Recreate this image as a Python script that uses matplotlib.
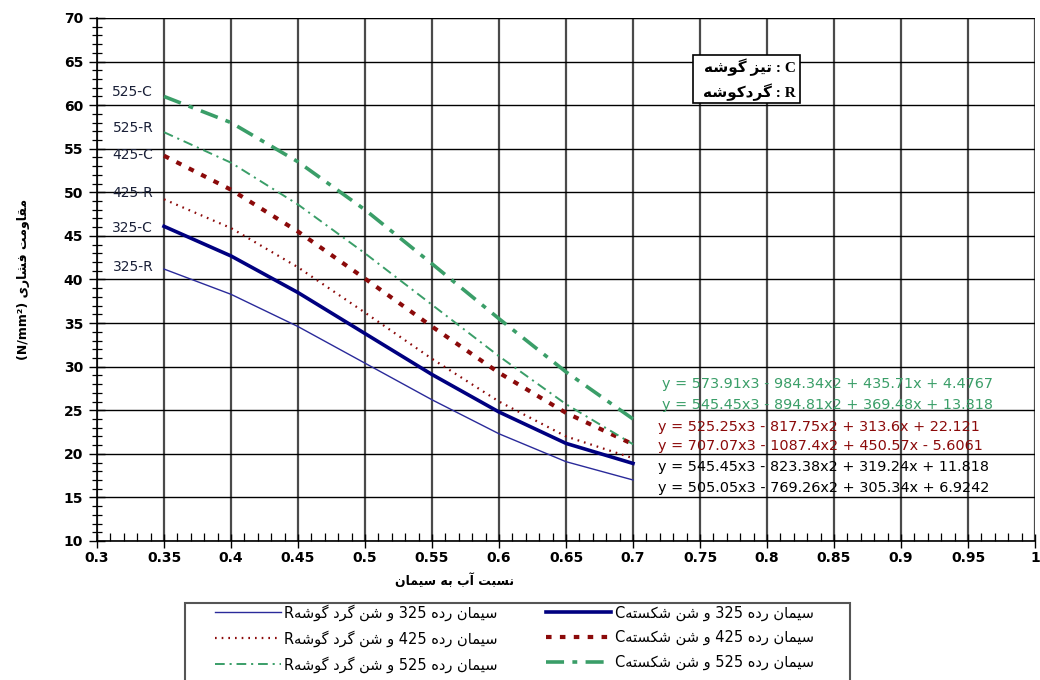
import re
import matplotlib
matplotlib.use('Agg')
import matplotlib.pyplot as plt
from matplotlib.ticker import MultipleLocator, FuncFormatter
from matplotlib.patches import Rectangle

plt.rcParams['font.family'] = ['DejaVu Sans']
plt.rcParams['lines.scale_dashes'] = False

# ---------------- data ----------------
wc_ratio = [0.35, 0.40, 0.45, 0.50, 0.55, 0.60, 0.65, 0.70]
s325R = [41.2, 38.3, 34.6, 30.4, 26.2, 22.3, 19.1, 17.0]
s325C = [46.1, 42.7, 38.5, 33.8, 29.1, 24.8, 21.2, 18.9]
s425R = [49.2, 45.9, 41.4, 36.2, 30.9, 26.0, 22.0, 19.5]
s425C = [54.2, 50.3, 45.5, 40.1, 34.6, 29.3, 24.7, 21.1]
s525R = [56.9, 53.4, 48.6, 43.0, 37.1, 31.2, 25.7, 21.1]
s525C = [61.0, 58.0, 53.5, 48.0, 41.8, 35.5, 29.4, 24.0]

series_names = ['325-R', '325-C', '425-R', '425-C', '525-R', '525-C']
legend_texts = [
    'سیمان رده 325 و شن گرد گوشهR',
    'سیمان رده 325 و شن شکستهC',
    'سیمان رده 425 و شن گرد گوشهR',
    'سیمان رده 425 و شن شکستهC',
    'سیمان رده 525 و شن گرد گوشهR',
    'سیمان رده 525 و شن شکستهC',
]
label_y = [41.4, 45.9, 49.9, 54.3, 57.4, 61.5]

equations = [
    'y = 573.91x3 - 984.34x2 + 435.71x + 4.4767',
    'y = 545.45x3 - 894.81x2 + 369.48x + 13.818',
    'y = 525.25x3 - 817.75x2 + 313.6x + 22.121',
    'y = 707.07x3 - 1087.4x2 + 450.57x - 5.6061',
    'y = 545.45x3 - 823.38x2 + 319.24x + 11.818',
    'y = 505.05x3 - 769.26x2 + 305.34x + 6.9242',
]
eq_y = [28.0, 25.6, 23.1, 20.9, 18.5, 16.1]

x_label = 'نسبت آب به سیمان'
y_label = 'مقاومت فشاری (N/mm²)'
box_lines = ['C : تیز گوشه', 'R : گردکوشه']

# ---------------- Persian shaping (presentation forms + RTL order) ----------------
FORMS = {
    '\u0627': ('\uFE8D', '\uFE8E', None, None),
    '\u0622': ('\uFE81', '\uFE82', None, None),
    '\u0628': ('\uFE8F', '\uFE90', '\uFE91', '\uFE92'),
    '\u062A': ('\uFE95', '\uFE96', '\uFE97', '\uFE98'),
    '\u062F': ('\uFEA9', '\uFEAA', None, None),
    '\u0631': ('\uFEAD', '\uFEAE', None, None),
    '\u0632': ('\uFEAF', '\uFEB0', None, None),
    '\u0633': ('\uFEB1', '\uFEB2', '\uFEB3', '\uFEB4'),
    '\u0634': ('\uFEB5', '\uFEB6', '\uFEB7', '\uFEB8'),
    '\u0641': ('\uFED1', '\uFED2', '\uFED3', '\uFED4'),
    '\u0642': ('\uFED5', '\uFED6', '\uFED7', '\uFED8'),
    '\u06A9': ('\uFB8E', '\uFB8F', '\uFB90', '\uFB91'),
    '\u06AF': ('\uFB92', '\uFB93', '\uFB94', '\uFB95'),
    '\u0644': ('\uFEDD', '\uFEDE', '\uFEDF', '\uFEE0'),
    '\u0645': ('\uFEE1', '\uFEE2', '\uFEE3', '\uFEE4'),
    '\u0646': ('\uFEE5', '\uFEE6', '\uFEE7', '\uFEE8'),
    '\u0647': ('\uFEE9', '\uFEEA', '\uFEEB', '\uFEEC'),
    '\u0648': ('\uFEED', '\uFEEE', None, None),
    '\u06CC': ('\uFBFC', '\uFBFD', '\uFBFE', '\uFBFF'),
}


def shape(s):
    out = []
    n = len(s)
    for i, ch in enumerate(s):
        if ch not in FORMS:
            out.append(ch)
            continue
        f = FORMS[ch]
        prev = s[i - 1] if i > 0 else ''
        nxt = s[i + 1] if i + 1 < n else ''
        jp = prev in FORMS and FORMS[prev][2] is not None
        jn = f[2] is not None and nxt in FORMS
        if jp and jn:
            out.append(f[3])
        elif jp:
            out.append(f[1])
        elif jn:
            out.append(f[2])
        else:
            out.append(f[0])
    return ''.join(out)


LTR = r'A-Za-z0-9/()²'


def rtl(s):
    sh = shape(s)
    runs = re.findall(r'[' + LTR + r']+|[^' + LTR + r']+', sh)
    vis = []
    for r in reversed(runs):
        if re.match(r'[' + LTR + r']', r):
            vis.append(r)
        else:
            vis.append(r[::-1])
    return ''.join(vis)


# ---------------- figure ----------------
fig = plt.figure(figsize=(10.4, 6.8), dpi=100)
ax = fig.add_axes([97 / 1040, 1 - 541 / 680, 938 / 1040, 523 / 680])

navy = '#000080'
navy_thin = '#2a2a9a'
red = '#8b0a0a'
green = '#3a9e68'

styles = {
    '325-R': dict(color=navy_thin, lw=1.0, ls='-'),
    '325-C': dict(color=navy, lw=2.6, ls='-'),
    '425-R': dict(color=red, lw=1.6, ls=(0, (1.2, 3.6))),
    '425-C': dict(color=red, lw=3.0, ls=(0, (4.0, 6.0))),
    '525-R': dict(color=green, lw=1.4, ls=(0, (7, 3.5, 1.5, 3.5))),
    '525-C': dict(color=green, lw=2.6, ls=(0, (13, 6, 3.5, 6))),
}
data = {'325-R': s325R, '325-C': s325C, '425-R': s425R,
        '425-C': s425C, '525-R': s525R, '525-C': s525C}

handles = {}
for name, lt in zip(series_names, legend_texts):
    st = styles[name]
    h, = ax.plot(wc_ratio, data[name], color=st['color'], lw=st['lw'],
                 linestyle=st['ls'], label=rtl(lt), zorder=3)
    handles[name] = h

# line name labels at left
for name, yv in zip(series_names, label_y):
    ax.text(0.342, yv, name, ha='right', va='center', fontsize=10,
            color='#1a2038', zorder=4)

# equations
eq_colors = [green, green, red, red, 'black', 'black']
eq_x = [0.7215, 0.7215, 0.7185, 0.7185, 0.7185, 0.7185]
for t, yv, c, xv in zip(equations, eq_y, eq_colors, eq_x):
    ax.text(xv, yv, t, ha='left', va='center', fontsize=10.4, color=c, zorder=4)

# axes settings
ax.set_xlim(0.3, 1.0)
ax.set_ylim(10, 70)
ax.xaxis.set_major_locator(MultipleLocator(0.05))
ax.xaxis.set_minor_locator(MultipleLocator(0.01))
ax.yaxis.set_major_locator(MultipleLocator(5))
ax.yaxis.set_minor_locator(MultipleLocator(1))
ax.xaxis.set_major_formatter(FuncFormatter(lambda v, p: f'{v:.2f}'.rstrip('0').rstrip('.') if v < 0.999 else '1'))
ax.yaxis.set_major_formatter(FuncFormatter(lambda v, p: f'{v:g}'))

ax.grid(axis='x', which='major', color='#4a4a4a', lw=1.6, zorder=1)
ax.grid(axis='y', which='major', color='black', lw=1.0, zorder=1)

for sp in ['top', 'right']:
    ax.spines[sp].set_visible(False)
ax.spines['left'].set_color('black')
ax.spines['bottom'].set_color('black')
ax.spines['left'].set_linewidth(1.2)
ax.spines['bottom'].set_linewidth(1.2)

ax.tick_params(axis='y', which='major', direction='inout', length=12, width=1.0,
               labelsize=10, pad=4)
ax.tick_params(axis='y', which='minor', direction='inout', length=7, width=0.9)
ax.tick_params(axis='x', which='major', direction='inout', length=10, width=1.0,
               labelsize=10, pad=2)
ax.tick_params(axis='x', which='minor', direction='in', length=6, width=0.9)
for lab in ax.get_xticklabels() + ax.get_yticklabels():
    lab.set_fontweight('bold')

# top gray border line
ax.axhline(70, color='#808080', lw=1.6, zorder=1)

# y label
ax.set_ylabel(rtl(y_label), fontsize=9, fontweight='bold', labelpad=24)

# x label
fig.text(455 / 1040, 1 - 581 / 680, rtl(x_label), ha='center', va='center',
         fontsize=9, fontweight='bold')

# inset box with C / R meanings
ax.add_patch(Rectangle((0.635, 0.837), 0.114, 0.092, transform=ax.transAxes,
                       facecolor='white', edgecolor='black', lw=1.2, zorder=5))
ax.text(0.745, 0.905, rtl(box_lines[0]), transform=ax.transAxes, ha='right',
        va='center', fontsize=11, fontweight='bold', zorder=6,
        family=['Liberation Serif', 'DejaVu Sans'])
ax.text(0.745, 0.858, rtl(box_lines[1]), transform=ax.transAxes, ha='right',
        va='center', fontsize=11, fontweight='bold', zorder=6,
        family=['Liberation Serif', 'DejaVu Sans'])

# legend frame (extends past the bottom edge, as in the reference)
fig.patches.append(Rectangle((185 / 1040, -0.05), (850 - 185) / 1040,
                             0.05 + (680 - 603) / 680,
                             transform=fig.transFigure, facecolor='white',
                             edgecolor='#555555', lw=1.5, zorder=0))

# legend (R entries left column, C entries right column)
order = ['325-R', '425-R', '525-R', '325-C', '425-C', '525-C']
leg = fig.legend([handles[k] for k in order],
                 [handles[k].get_label() for k in order],
                 ncol=2, loc='upper left',
                 bbox_to_anchor=(212 / 1040, 1 - 601 / 680),
                 fontsize=10.5, frameon=False,
                 handlelength=4.5, handletextpad=0.25,
                 columnspacing=3.3, labelspacing=0.65, borderpad=0.2,
                 borderaxespad=0)

fig.savefig('out.png', dpi=100)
------------------------------------
◆ **Exercise aim**
Gather each line of the listing containing the word "matplotlib" and show it.

◆ **Exercise output**
Recreate this image as a Python script that uses matplotlib.
import matplotlib
matplotlib.use('Agg')
import matplotlib.pyplot as plt
from matplotlib.ticker import MultipleLocator, FuncFormatter
from matplotlib.patches import Rectangle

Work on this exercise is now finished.